African higher education should prioritise the public good over private profit to help the continent to achieve its potential, according to an expert on African development.
Adebayo Olukoshi, director of the United Nations African Institute for Economic Development and Planning, told the Times Higher Education Africa Universities Summit that for-profit provision had become “almost a defining principle” of the expansion of higher education on the continent.
He also noted that the notion of “Africa Rising” focused on the potential for economic development and the spending power of an emerging middle class. But the voices of Africans themselves are being “highly muted” at a time when inequality on the continent is rising, he added.
Professor Olukoshi said that universities “cannot afford not to be at the centre” of debates that would “determine the future destiny of our continent”.
To achieve this, universities should remind themselves “that the essence of the university rests more in the promotion of public purpose and not of private gain”, he said.
“Bringing back the public purpose in African higher education and making it central to the definition of mission and goal of the university will enable the university to claim its rightful role and place in…the mobilisation of the citizenship which we require for the renaissance of the continent,” Professor Olukoshi said.
Universities should play a key role in raising educational standards at primary and secondary level in Africa, Professor Olukoshi said. Tuition at too many schools was “completely out of sync with the kind of students professors expect to have”, he argued.
“A conversation which must take place about how to create a coherent educational system has been effectively lacking and universities must play an important role in making this happen,” Professor Olukoshi said.
More coherence of provision between different types of universities, including public and private ones, was also required, according to Professor Olukoshi, who complained that regulatory authorities “consider their role to be fulfilled once they have licensed institutions”.
The ideal was the creation of a pan-African higher education system with a standardised curriculum, Professor Olukoshi said, but he agreed that this was some way off.
In the meantime, academics should focus on “breaking down barriers to collaboration” that emerged alongside the creation of national universities in the aftermath of colonialism, Professor Olukoshi said.
“Re-establishing linkages between African universities must be an important element of the renaissance we seek to create,” he said.
Concerns about Africa Rising were echoed by Lindela Rowland Ndlovu, vice-chancellor of Zimbabwe’s National University of Science and Technology, who said that the fact that the industrialisation of the continent was being led by international conglomerates meant that the graduates and knowledge that institutions produced were often not required.

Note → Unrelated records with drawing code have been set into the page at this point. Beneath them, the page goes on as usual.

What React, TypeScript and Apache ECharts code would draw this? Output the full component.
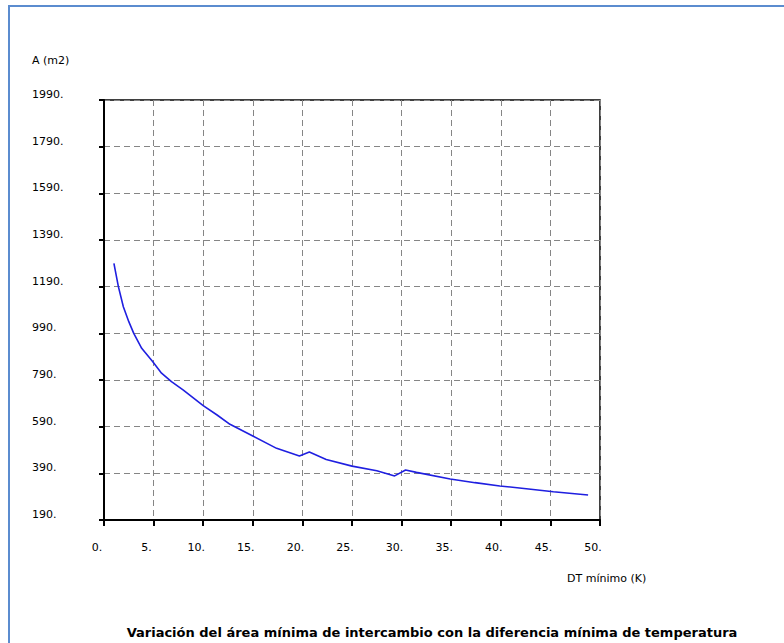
import React, { useEffect, useRef } from "react";
import * as echarts from "echarts";

// DT mínimo (K)
const dtValues = [1.0, 1.45, 1.95, 2.5, 3.0, 3.8, 4.9, 5.8, 6.8, 8.0, 10.0, 11.4, 12.7, 15.0, 17.4, 19.7, 20.7, 22.4, 25.0, 27.5, 29.3, 30.4, 31.5, 34.9, 37.4, 39.9, 42.8, 45.3, 48.8];
// A (m2)
const areaValues = [1290, 1190, 1104, 1040, 990, 926, 869, 819, 783, 747, 680, 640, 600, 550, 497, 464, 481, 449, 421, 401, 379, 404, 394, 366, 350, 336, 323, 311, 297];

const yTicks = [190, 390, 590, 790, 990, 1190, 1390, 1590, 1790, 1990];
const yAxisTitle = "A (m2)";
const xAxisTitle = "DT mínimo (K)";
const chartTitle = "Variación del área mínima de intercambio con la diferencia mínima de temperatura";

const FONT = "'DejaVu Sans', Verdana, sans-serif";

export default function App() {
  const ref = useRef<HTMLDivElement>(null);
  useEffect(() => {
    if (!ref.current) return;
    const chart = echarts.init(ref.current, undefined, { renderer: "svg" });
    const data = dtValues.map((x, i) => [x, areaValues[i]]);
    chart.setOption({
      animation: false,
      backgroundColor: "#ffffff",
      grid: {
        left: 104,
        top: 100,
        right: 184,
        bottom: 123,
        show: true,
        borderColor: "#000",
        borderWidth: 1.5,
        backgroundColor: "transparent",
      },
      xAxis: {
        type: "value",
        min: 0,
        max: 50,
        interval: 5,
        axisLine: { show: true, onZero: false, lineStyle: { color: "#000", width: 2 } },
        axisTick: { show: true, length: 6, lineStyle: { color: "#000", width: 2 } },
        axisLabel: {
          formatter: (v: number) => `${v}.`,
          color: "#000",
          fontFamily: FONT,
          fontSize: 11,
          margin: 22,
          align: "center",
          padding: [0, 14, 0, 0],
        },
        splitLine: { show: true, lineStyle: { color: "#858585", type: [6, 4], width: 1 } },
      },
      yAxis: {
        type: "value",
        min: 190,
        max: 1990,
        axisLine: { show: true, onZero: false, lineStyle: { color: "#000", width: 2 } },
        axisTick: { show: true, length: 5, customValues: yTicks, lineStyle: { color: "#000", width: 2 } },
        axisLabel: {
          customValues: yTicks,
          formatter: (v: number) => `${v}.`,
          color: "#000",
          fontFamily: FONT,
          fontSize: 11,
          margin: 72,
          align: "left",
          verticalAlign: "bottom",
          lineHeight: 11,
        },
        splitLine: { show: true, lineStyle: { color: "#858585", type: [6, 4], width: 1 } },
      },
      series: [
        {
          type: "line",
          data,
          showSymbol: false,
          symbol: "none",
          lineStyle: { color: "#1f1fe0", width: 1.6 },
        },
      ],
      graphic: [
        {
          type: "rect",
          shape: { x: 9, y: 6, width: 800, height: 700 },
          style: { fill: "none", stroke: "#5b8ccf", lineWidth: 2 },
          silent: true,
        },
        {
          type: "text",
          x: 32,
          y: 60,
          style: { text: yAxisTitle, font: `11px ${FONT}`, fill: "#000", verticalAlign: "middle" },
        },
        {
          type: "text",
          x: 567,
          y: 578,
          style: { text: xAxisTitle, font: `11px ${FONT}`, fill: "#000", verticalAlign: "middle" },
        },
        {
          type: "text",
          x: 432,
          y: 632,
          style: {
            text: chartTitle,
            font: `bold 13px ${FONT}`,
            fill: "#000",
            align: "center",
            verticalAlign: "middle",
          },
        },
      ],
    });
    return () => chart.dispose();
  }, []);
  return (
    <div
      ref={ref}
      style={{ position: "fixed", left: 0, top: 0, width: 784, height: 643 }}
    />
  );
}
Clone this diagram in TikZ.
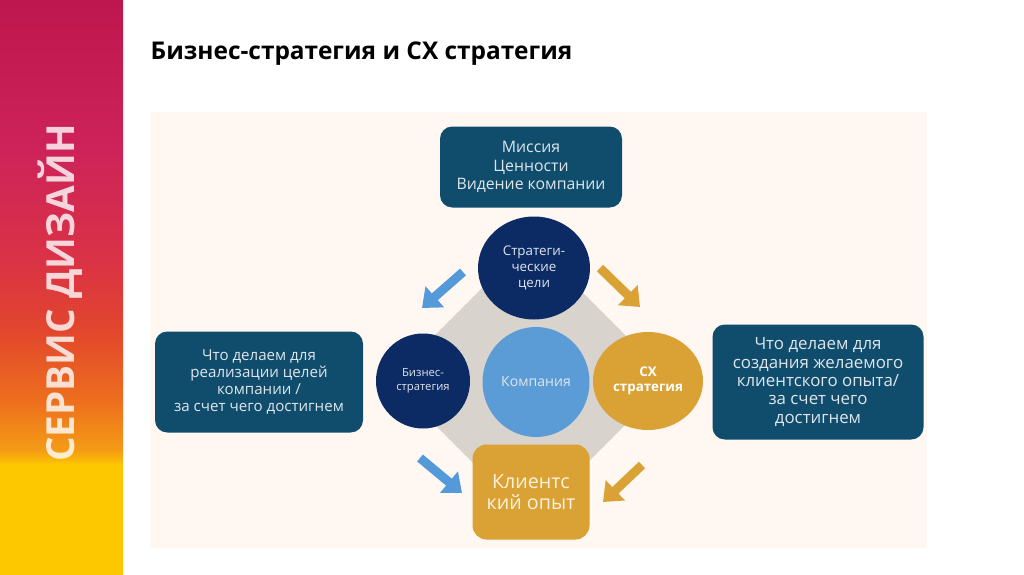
\documentclass[tikz,border=0pt]{standalone}
\usepackage{fontspec}
\setmainfont{Open Sans}
\usetikzlibrary{shapes.geometric,arrows.meta,positioning}

\definecolor{boxteal}{RGB}{16,76,108}
\definecolor{navy}{RGB}{12,42,100}
\definecolor{skyblue}{RGB}{92,156,214}
\definecolor{gold}{RGB}{218,162,52}
\definecolor{arrowblue}{RGB}{84,153,216}
\definecolor{diamondgray}{RGB}{216,211,204}
\definecolor{cream}{RGB}{255,247,241}
\definecolor{boxtext}{RGB}{222,230,236}
\definecolor{goldtext}{RGB}{255,242,222}
\definecolor{sideyellow}{RGB}{253,200,0}
\definecolor{sideorange}{RGB}{244,155,22}
\definecolor{sideamber}{RGB}{237,110,30}
\definecolor{sidered}{RGB}{226,70,45}
\definecolor{siderose}{RGB}{218,50,70}
\definecolor{sidepink}{RGB}{205,35,90}
\definecolor{sidemagenta}{RGB}{190,22,78}

% sidebar gradient, 25bp = bottom, 75bp = top
\pgfdeclareverticalshading{sidebar}{100bp}{color(0bp)=(sideyellow); color(34.5bp)=(sideyellow); color(35.8bp)=(sideorange); color(40.2bp)=(sideamber); color(46.3bp)=(sidered); color(52.4bp)=(siderose); color(61.9bp)=(sidepink); color(75bp)=(sidemagenta); color(100bp)=(sidemagenta)}

\newcommand{\px}{0.1mm}

\begin{document}
\begin{tikzpicture}[x=0.1mm, y=-0.1mm,
    infobox/.style={rectangle, rounded corners=3.5pt, fill=boxteal, text=boxtext,
        align=center, inner sep=0pt, font=\fontsize{4.3pt}{4.8pt}\selectfont},
    goal/.style={ellipse, fill=#1, text=boxtext, align=center, inner sep=0pt},
    bigarrow/.style={line width=9*\px, draw=#1,
        -{Triangle[width=27*\px, length=17*\px]}}]
    \useasboundingbox (0,0) rectangle (1024,574);
    \fill[white] (0,0) rectangle (1024,574);

    % Sidebar
    \shade[shading=sidebar] (0,0) rectangle (123,574);
    \node[rotate=90, text=white, opacity=0.8, font=\bfseries\fontsize{11pt}{12pt}\selectfont]
        (side) at (60,293) {СЕРВИС ДИЗАЙН};

    % Title
    \node[anchor=base west, inner sep=0pt, font=\bfseries\fontsize{6.95pt}{8pt}\selectfont]
        (title) at (150,59) {Бизнес-стратегия и СХ стратегия};

    % Diagram background
    \fill[cream] (150,112) rectangle (927,548);
    \fill[diamondgray] (530,240) -- (670,380) -- (530,520) -- (390,380) -- cycle;

    % Boxes
    \node[infobox, minimum width=182*\px, minimum height=81*\px,
        font=\fontsize{4.5pt}{5.3pt}\selectfont] (mission) at (531,167)
        {Миссия\\Ценности\\Видение компании};
    \node[infobox, minimum width=208*\px, minimum height=101*\px] (bizbox) at (259,382)
        {Что делаем для\\реализации целей\\компании /\\за счет чего достигнем};
    \node[infobox, minimum width=211*\px, minimum height=115*\px,
        font=\fontsize{4.8pt}{5.2pt}\selectfont] (cxbox) at (818,382)
        {Что делаем для\\создания желаемого\\клиентского опыта/\\за счет чего\\достигнем};
    \node[rectangle, rounded corners=4pt, fill=gold, text=goldtext, align=center,
        minimum width=117*\px, minimum height=95*\px, inner sep=0pt,
        font=\fontsize{5.6pt}{6.2pt}\selectfont] (cx) at (531,492) {Клиентс\\кий опыт};

    % Circles
    \node[goal=navy, minimum width=112*\px, minimum height=103*\px,
        font=\fontsize{3.8pt}{4.6pt}\selectfont] (goals) at (534,268) {Стратеги-\\ческие\\цели};
    \node[goal=navy, minimum width=94*\px, minimum height=95*\px,
        font=\fontsize{3.2pt}{3.8pt}\selectfont] (biz) at (423,381) {Бизнес-\\стратегия};
    \node[goal=skyblue, minimum width=107*\px, minimum height=110*\px,
        font=\fontsize{4pt}{4.6pt}\selectfont] (company) at (536,382) {Компания};
    \node[goal=gold, minimum width=110*\px, minimum height=98*\px, text=white,
        font=\bfseries\fontsize{3.8pt}{4.4pt}\selectfont] (cxs) at (648,381) {СХ\\стратегия};

    % Arrows
    \coordinate (b1s) at (463,272);
    \coordinate (b1e) at (422,308);
    \coordinate (g1s) at (600,268);
    \coordinate (g1e) at (640,307);
    \coordinate (b2s) at (420,458);
    \coordinate (b2e) at (462,493);
    \coordinate (g2s) at (642,465);
    \coordinate (g2e) at (603,502);
    \draw[bigarrow=arrowblue] (b1s) -- (b1e);
    \draw[bigarrow=gold] (g1s) -- (g1e);
    \draw[bigarrow=arrowblue] (b2s) -- (b2e);
    \draw[bigarrow=gold] (g2s) -- (g2e);
\end{tikzpicture}
\end{document}
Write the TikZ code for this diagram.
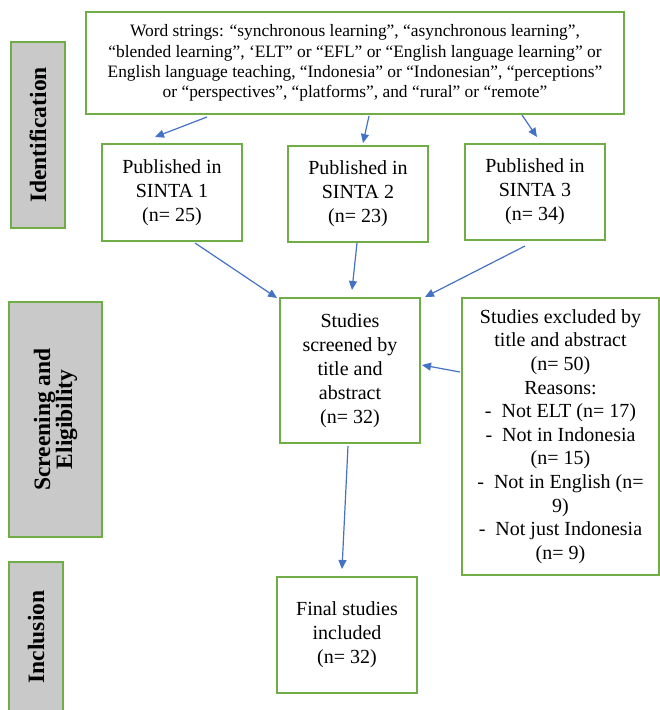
\documentclass[tikz,border=0pt]{standalone}
\usepackage{fontspec}
\setmainfont{Liberation Serif}
\newfontfamily\recordfont{Liberation Serif}
\usetikzlibrary{arrows.meta,positioning}

\definecolor{boxgreen}{RGB}{112,173,71}
\definecolor{arrowblue}{RGB}{68,114,196}
\definecolor{phasegray}{RGB}{201,201,201}

\begin{document}
\begin{tikzpicture}[
  x=1pt,
  y=-1pt,
  search box/.style={
    draw=boxgreen,
    line width=1.2pt,
    align=center,
    inner sep=0pt,
    outer sep=0pt,
    font=\recordfont\fontsize{17.4}{20.3}\selectfont
  },
  record box/.style={
    draw=boxgreen,
    line width=1.2pt,
    align=center,
    inner sep=0pt,
    outer sep=0pt,
    minimum width=140pt,
    font=\recordfont\fontsize{20}{24}\selectfont
  },
  phase box/.style={
    draw=boxgreen,
    fill=phasegray,
    line width=1.2pt,
    rotate=90,
    align=center,
    inner sep=0pt,
    outer sep=0pt,
    font=\recordfont\fontsize{23.5}{22}\selectfont\bfseries
  },
  flow arrow/.style={
    -{Triangle[length=9pt,width=8pt]},
    draw=arrowblue,
    line width=1.2pt
  }
]
\useasboundingbox (0,0) rectangle (660,710);

\node[phase box,minimum width=186pt,minimum height=54pt] (identification) at (38,135) {Identification};
\node[phase box,minimum width=235pt,minimum height=93pt] (screening) at (55.5,419.5) {Screening and\\Eligibility};
\node[phase box,minimum width=150pt,minimum height=54pt] (inclusion) at (36,637) {Inclusion};

\node[search box,minimum width=538pt,minimum height=102pt] (search) at (355,63) {
  Word strings: “synchronous learning”, “asynchronous learning”,\\
  “blended learning”, ‘ELT” or “EFL” or “English language learning” or\\
  English language teaching, “Indonesia” or “Indonesian”, “perceptions”\\
  or “perspectives”, “platforms”, and “rural” or “remote”
};

\node[record box,minimum height=97pt] (sinta1) at (172,192.5) {Published in\\SINTA 1\\(n= 25)};
\node[record box,minimum height=96pt] (sinta2) at (358,194) {Published in\\SINTA 2\\(n= 23)};
\node[record box,minimum height=96pt] (sinta3) at (535,192) {Published in\\SINTA 3\\(n= 34)};

\node[record box,minimum height=145pt] (screened) at (350,370.5) {
  Studies\\screened by\\title and\\abstract\\(n= 32)
};
\node[record box,minimum width=197pt,minimum height=277pt,
      font=\recordfont\fontsize{20}{23.6}\selectfont] (excluded) at (560.5,436.5) {
  Studies excluded by\\title and abstract\\(n= 50)\\Reasons:\\
  -\ \ Not ELT (n= 17)\\-\ \ Not in Indonesia\\(n= 15)\\
  -\ \ Not in English (n=\\9)\\-\ \ Not just Indonesia\\(n= 9)
};
\node[record box,minimum height=116pt] (final) at (347,635) {
  Final studies\\included\\(n= 32)
};

\draw[flow arrow] ([shift={(-148,3)}]search.south) -- ([shift={(-17,-7)}]sinta1.north);
\draw[flow arrow] ([shift={(14,2)}]search.south) -- ([shift={(5,-3)}]sinta2.north);
\draw[flow arrow] ([shift={(167,1)}]search.south) -- ([shift={(2,-7)}]sinta3.north);
\draw[flow arrow] ([shift={(23,2)}]sinta1.south) -- ([shift={(-3,0)}]screened.north west);
\draw[flow arrow] ([shift={(-1,1)}]sinta2.south) -- ([shift={(2,-8)}]screened.north);
\draw[flow arrow] ([shift={(-10,6)}]sinta3.south) -- ([shift={(5,-1)}]screened.north east);
\draw[flow arrow] ([shift={(-2,74)}]excluded.north west) -- ([shift={(2,-5.5)}]screened.east);
\draw[flow arrow] ([shift={(-2,3)}]screened.south) -- ([shift={(-5,-8)}]final.north);

\end{tikzpicture}
\end{document}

“There is something that we need to change about the whole industrialisation of our region so it is in sync with higher education production,” Professor Ndlovu said.
Professor Olukoshi agreed, saying that postgraduate programmes at African universities too often became “holding posts” for young people who were unable to find jobs and whose only other option was a life of crime.
Better funding and expertise needed to exploit innovation, says senior politician
Universities in Africa too often lack the funding and expertise that would enable them to capitalise on their research discoveries, according to a senior politician.
Peter Katjavivi, the speaker of the Namibian parliament and the former vice-chancellor of the University of Namibia, told the Times Higher Education Africa Universities Summit that nearly half the continent’s higher education institutions had no official policy on intellectual property.
This, combined with the limited amount of public funding that was directed to the sector, meant that research innovations made on the continent were often not exploited fully, making it harder to generate additional income.
Even when African universities did manage to generate income from their discoveries, most were forced to reinvest any surplus in general running costs, rather than in further innovation, Professor Katjavivi continued.
He argued that African universities should stop “narrowly concentrating” on the laboratory use of their research and should broaden their focus to include spin-out companies and patenting activity.
Professor Katjavivi, who fought for Namibian independence over nearly three decades in exile, said that governments also had an important role to play in the development of an innovation culture.
Public funding for research was “certainly justified” since it helped economic development and leveraged private investment, and governments should also set research goals for their universities, he said.